Observing such benefits, the British also introduced a policy of incorporation by the 1840s, wherein a national educational system based on the foundation of indigenous schools could be established (as mentioned in the Report of the Indian Education Commission printed in 1883).

“The only reason we have all this information is because of British liberals. Officers like William Adam visited over 2,000 schools in Bengal Presidency, sat in the classrooms, and observed the method of teaching. They collected data on indigenous schools to urge the colonial government to spend on improving these schools,” Rao said, quoting from Adam’s reports on the state of education in India between 1835 and 1838.

What changed

If everything was so picture-perfect for indigenous schools under the British, what changed, an audience member asked Parimala V Rao.
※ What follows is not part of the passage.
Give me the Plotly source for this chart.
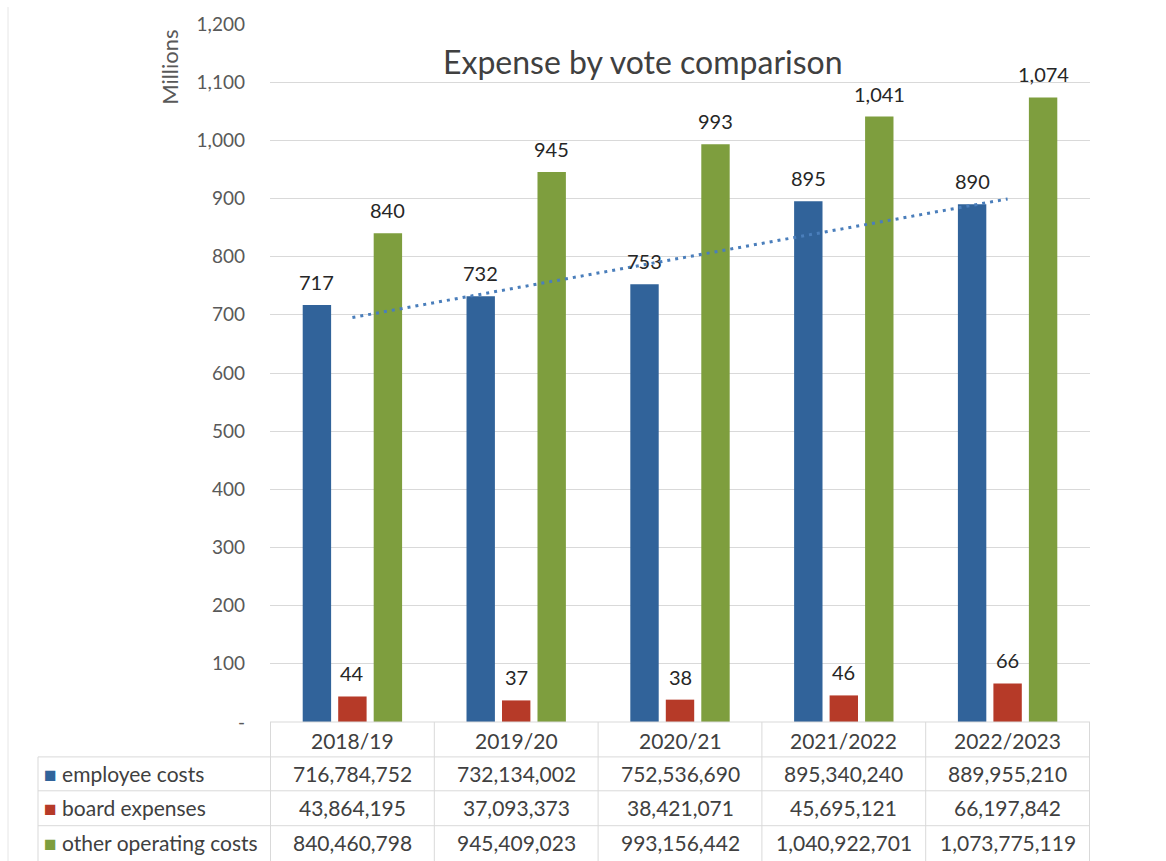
import numpy as np
import plotly.graph_objects as go

categories = ["2018/19", "2019/20", "2020/21", "2021/2022", "2022/2023"]
employee_costs = [716784752, 732134002, 752536690, 895340240, 889955210]
board_expenses = [43864195, 37093373, 38421071, 45695121, 66197842]
other_operating_costs = [840460798, 945409023, 993156442, 1040922701, 1073775119]
series_names = ["employee costs", "board expenses", "other operating costs"]
y_tick_values = [0, 100, 200, 300, 400, 500, 600, 700, 800, 900, 1000, 1100, 1200]
y_tick_labels = ["-", "100", "200", "300", "400", "500", "600", "700", "800", "900",
                 "1,000", "1,100", "1,200"]

colors = ["#31639A", "#B63A28", "#7E9E3E"]
FONT = "Lato, Open Sans, sans-serif"
TXT = "#404040"

series = [employee_costs, board_expenses, other_operating_costs]

W, H = 1166, 861
ML, MR, MT, MB = 270, 76, 22, 139
PW, PH = W - ML - MR, H - MT - MB


def py(pix):
    return (H - MB - pix) / PH


def px(pix):
    return (pix - ML) / PW


fig = go.Figure()
for name, vals, col in zip(series_names, series, colors):
    fig.add_trace(go.Bar(
        x=categories, y=[v / 1e6 for v in vals], name=name,
        marker=dict(color=col, line=dict(width=0)), showlegend=False,
    ))

# linear trendline of employee costs
xi = np.arange(len(categories))
emp_m = np.array(employee_costs) / 1e6
slope, intercept = np.polyfit(xi, emp_m, 1)
fig.add_trace(go.Scatter(
    x=categories, y=slope * xi + intercept, mode="lines",
    line=dict(color="#4A7EBB", width=3, dash="3px,5px"), showlegend=False,
    hoverinfo="skip",
))

annotations = []
slot = PW / len(categories) * (1 - 0.35) / 3
for si, (vals, col) in enumerate(zip(series, colors)):
    for ci, cat in enumerate(categories):
        v = vals[ci] / 1e6
        annotations.append(dict(
            x=cat, y=v, xref="x", yref="y", text=f"{round(v):,}",
            showarrow=False, yanchor="bottom", xshift=(si - 1) * slot, yshift=9,
            font=dict(family=FONT, size=20, color="#262626"),
        ))

# title & axis title
annotations.append(dict(
    x=px(643), y=py(60), xref="paper", yref="paper", text="Expense by vote comparison",
    showarrow=False, xanchor="center", yanchor="middle",
    font=dict(family=FONT, size=32, color=TXT),
))
annotations.append(dict(
    x=px(170), y=py(66), xref="paper", yref="paper", text="Millions", textangle=-90,
    showarrow=False, xanchor="center", yanchor="middle",
    font=dict(family=FONT, size=22, color="#595959"),
))

# data table
TF = 21
row_y = [py(774), py(808), py(843)]
for ci, cat in enumerate(categories):
    annotations.append(dict(
        x=cat, y=py(741), xref="x", yref="paper", text=cat, showarrow=False,
        xanchor="center", yanchor="middle",
        font=dict(family=FONT, size=TF, color=TXT),
    ))
    for ri, vals in enumerate(series):
        annotations.append(dict(
            x=cat, y=row_y[ri], xref="x", yref="paper", text=f"{vals[ci]:,}",
            showarrow=False, xanchor="center", yanchor="middle",
            font=dict(family=FONT, size=TF, color=TXT),
        ))
for ri, (name, col) in enumerate(zip(series_names, colors)):
    annotations.append(dict(
        x=px(42), y=row_y[ri], xref="paper", yref="paper", xanchor="left",
        yanchor="middle",
        text=f'<span style="color:{col}">■</span> {name}', showarrow=False,
        font=dict(family=FONT, size=TF, color=TXT),
    ))

shapes = []
GRID = "#d9d9d9"
# vertical table lines at category boundaries
for b in np.arange(-0.5, len(categories), 1.0):
    shapes.append(dict(type="line", xref="x", yref="paper", x0=b, x1=b,
                       y0=0, y1=py(870), line=dict(color=GRID, width=1)))
# left border of label column
shapes.append(dict(type="line", xref="paper", yref="paper", x0=px(38), x1=px(38),
                   y0=py(757), y1=py(870), line=dict(color=GRID, width=1)))
# horizontal lines
shapes.append(dict(type="line", xref="paper", yref="paper", x0=0, x1=1,
                   y0=0, y1=0, line=dict(color=GRID, width=1)))
for hp in [757, 791, 826]:
    shapes.append(dict(type="line", xref="paper", yref="paper", x0=px(38), x1=1,
                       y0=py(hp), y1=py(hp), line=dict(color=GRID, width=1)))
# faint outer frame edge
shapes.append(dict(type="line", xref="paper", yref="paper", x0=px(8), x1=px(8),
                   y0=py(5), y1=py(870), line=dict(color="#e6e6e6", width=1)))

fig.update_layout(
    width=W, height=H,
    margin=dict(l=ML, r=MR, t=MT, b=MB),
    paper_bgcolor="white", plot_bgcolor="white",
    barmode="group", bargap=0.35, bargroupgap=0.2,
    font=dict(family=FONT, color=TXT),
    xaxis=dict(type="category", showticklabels=False, showgrid=False,
               zeroline=False, showline=False, ticks=""),
    yaxis=dict(range=[0, 1200], tickvals=y_tick_values, ticktext=y_tick_labels,
               showgrid=True, gridcolor=GRID, gridwidth=1, zeroline=False,
               showline=False, ticks="", ticklabelstandoff=24,
               tickfont=dict(family=FONT, size=19, color="#595959")),
    annotations=annotations, shapes=shapes,
)

fig.write_html("out.html", config={"displayModeBar": False},
               post_script="document.body.style.margin='0';document.body.style.overflow='hidden';")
The question led the discussion toward the decline of such institutions in the mid-19th century, when the British crown took over the reins from the East India Company.

“While Dalits and other subaltern groups exhibited their intention to fulfil their intellectual craving for modern education by enrolling in it, their efforts were frustrated by the colonial state dominated by the British aristocracy, which argued that only the Brahmins and Muslim elites should be educated,” Rao said while quoting from reports on education after the 1900s, available at the National Archives in New Delhi.

The newly established Indian political leadership was virtually representing these feudal interests, Rao remarked. For example, Peary Mohan Mukherjee, an Indian member of the Viceroy’s Executive Council, opposed a mass education bill that aimed to include lower castes, according to a collection of his writings and speeches published by Tarak Nath Mukerjea in 1924.

“He said education shouldn’t be given to lower class people as they will not respect the upper caste,” Rao told attendees. Soon after, there was a consistent drop in the number of lower-caste students who made it to high schools and universities, the professor said based on her analysis of reports on Indian education after the 1900s.

Moreover, the salaries of teachers remained stagnant, said Rao. The highest a teacher got paid was Rs 6-8 per month while an average daily wage labourer earned Rs 24 at the time, as per the India Office Records at the British Library in London. “Better teachers didn’t enter the system, only those who didn’t get the job anywhere else would end up becoming a teacher,” Rao said.

Some of the worst famines also hit British India in the second half of the 19th century. As a result, the colonial state spent large sums of money on famine defence and relief. There was hardly any money left to develop and maintain indigenous schools, the professor stressed.

Today, many of these pre-colonial indigenous schools have been developed into government-controlled primary educational institutions, said Rao, after observing the report on pathshalas by the General Committee of Public Instruction (the first education department in India). “While the names of these schools might have stayed the same over decades, caste conflicts within the larger society overpowered these institutions’ original inclusive form.”